[DJDrew22200]

Hi there,

I have this on my webpage:

PHP Code:

<?php

$selectnews = mysql_query("SELECT * FROM `news` ORDER BY `id` DESC LIMIT 3");

                while ($getnews = mysql_fetch_array($selectnews)){

                        echo "<li><h3>";
                        echo $getnews["date"];
                        echo "</h3><p>";
                        echo $getnews["message"];
                        echo "</p></li>";

                }

?>

And I keep getting this message:

Code:

Warning: mysql_fetch_array(): supplied argument is not a valid MySQL result resource in /home/a3674547/public_html/footer.php on line 45

I did some research on Google and I think it's having a problem connecting to the database, but I'm not 100% sure... This is how I structured the mysql_connect code:

PHP Code:

<?php
$dbhost = 'mysql3.000webhost.com';
$dbuser = 'a3674547_****';
$dbpass = '****';

$connect = mysql_connect($dbhost, $dbuser, $dbpass) or die(mysql_error());

$dbname = 'a3674547_****';
mysql_select_db($dbname) or die(mysql_error());

?>

Does anyone know what's wrong?

[flames]

change

PHP Code:

$dbhost = 'mysql3.000webhost.com'; 
and
$connect = mysql_connect($dbhost, $dbuser, $dbpass) or die(mysql_error()); 
and
mysql_select_db($dbname) or die(mysql_error()); 


PHP Code:

$dbhost = 'localhost'; 
and
$connect = mysql_connect($dbhost, $dbuser, $dbpass) );
and
mysql_select_db($dbname,$connect) or die(mysql_error()); 


[Devastator]

I would probably add a "or die(mysql_error())" to the mysql_query line. The fact that there are no errors during the connection and database selection tells me that there is nothing wrong with that section of the code.

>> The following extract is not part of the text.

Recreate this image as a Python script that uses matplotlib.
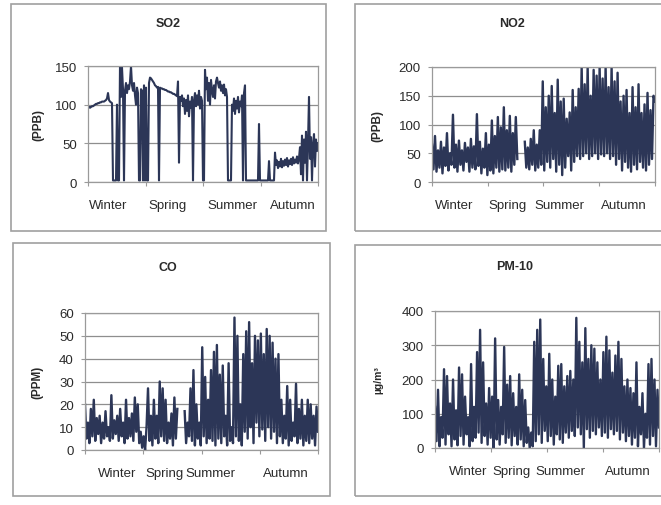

In fact, I'm led to believe that the mysql_query is returning a null. With $selectnews being null, mysql_fetch_array complains because there's nothing there to fetch from.

[CKPD]

Flames, your code wouldnt work because its mot the localhost. The hos tis the 000webhost host.

Try this (Similar to what youve got just less complicated.

PHP Code:

<?php
   
  $host =  'mysql3.000webhost.com'; $user = 'YOUR USER'; $pass = 'YOUR PASS'; $db = 'DATABASE NAME';

  mysql_connect($host,$user,$pass)or die(mysql_error());
  mysql_select_db($db)or die(mysql_error());

?>

Rather then fiddling with all this other rubbish and making variables for ecerything, just keep it plain and simple and do the query without making it into a variable etc.

I would also change your query to:

PHP Code:

<?php

  $selectnews = mysql_query("SELECT * FROM `news` ORDER BY `id` DESC LIMIT 3");

                while ($getnews = mysql_fetch_assoc($selectnews)){

                        echo "<li><h3>".$getnews['date']."</h3>"
                        echo "<p>".$getnews['message']."</p></li>";

                }

?>

I have changed the "fetch_array" to "fetch_assoc" which does pretty much the same thing; only has a minor different which you can check on php.net. As has already been said you may have a null value in there but that WOULDN't return the error youve been given. It would just echo nothing, in other words give a blank space.

That error is when you have something wrong in your code for example:

PHP Code:

<?php

  $query = mysql_query("SELECT * FROM `news` WHERE `name` = '$name'");
  $result = mysql_fetch_array($yreuq);

 echo ''.$result['news'];

?>

Notice how i spelt query backwards. That is when you would get that sort of error because it cant find anything with that variable. If i were you id check all your spelling etc as ive made that mistake before!

[DJDrew22200]

Thanks for the tips guys, but nothing is working... Both of these codes are in the HEADER.PHP file:

PHP Code:

<?php
   
  $host =  'mysql3.000webhost.com'; $user = 'a3674547_user'; $pass = 'mypassword'; $db = 'a3674547_main';

  mysql_connect($host,$user,$pass)or die(mysql_error());
  mysql_select_db($db)or die(mysql_error());

?>

PHP Code:

<?php

$selectnews = mysql_query("SELECT * FROM `news` ORDER BY `id` DESC LIMIT 3");

    while ($row = mysql_fetch_assoc($selectnews)){

                echo '<ul>
                    <li>
                                <h3>'.$row["date"].'</h3>
                                   <p>'.$row["message"].'</p>
                    </li>
                </ul>';

    }

?>

There IS a table called "news" and it has 4 rows in it... I'm still getting this error:

Quote:

Warning: mysql_fetch_assoc(): supplied argument is not a valid MySQL result resource in /home/a3674547/public_html/header.php on line 74

Line 74 is:

Quote:

while ($row = mysql_fetch_assoc($selectnews)){

Any other suggestions?

Thanks for all the tips so far guys!

[CKPD]

Check your private message!

[DJDrew22200]

Hey, I figured it out... I was asking it to sort by `id` by that column doesn't exist lol...

I meant `newsid`

[CKPD]

Nice one dude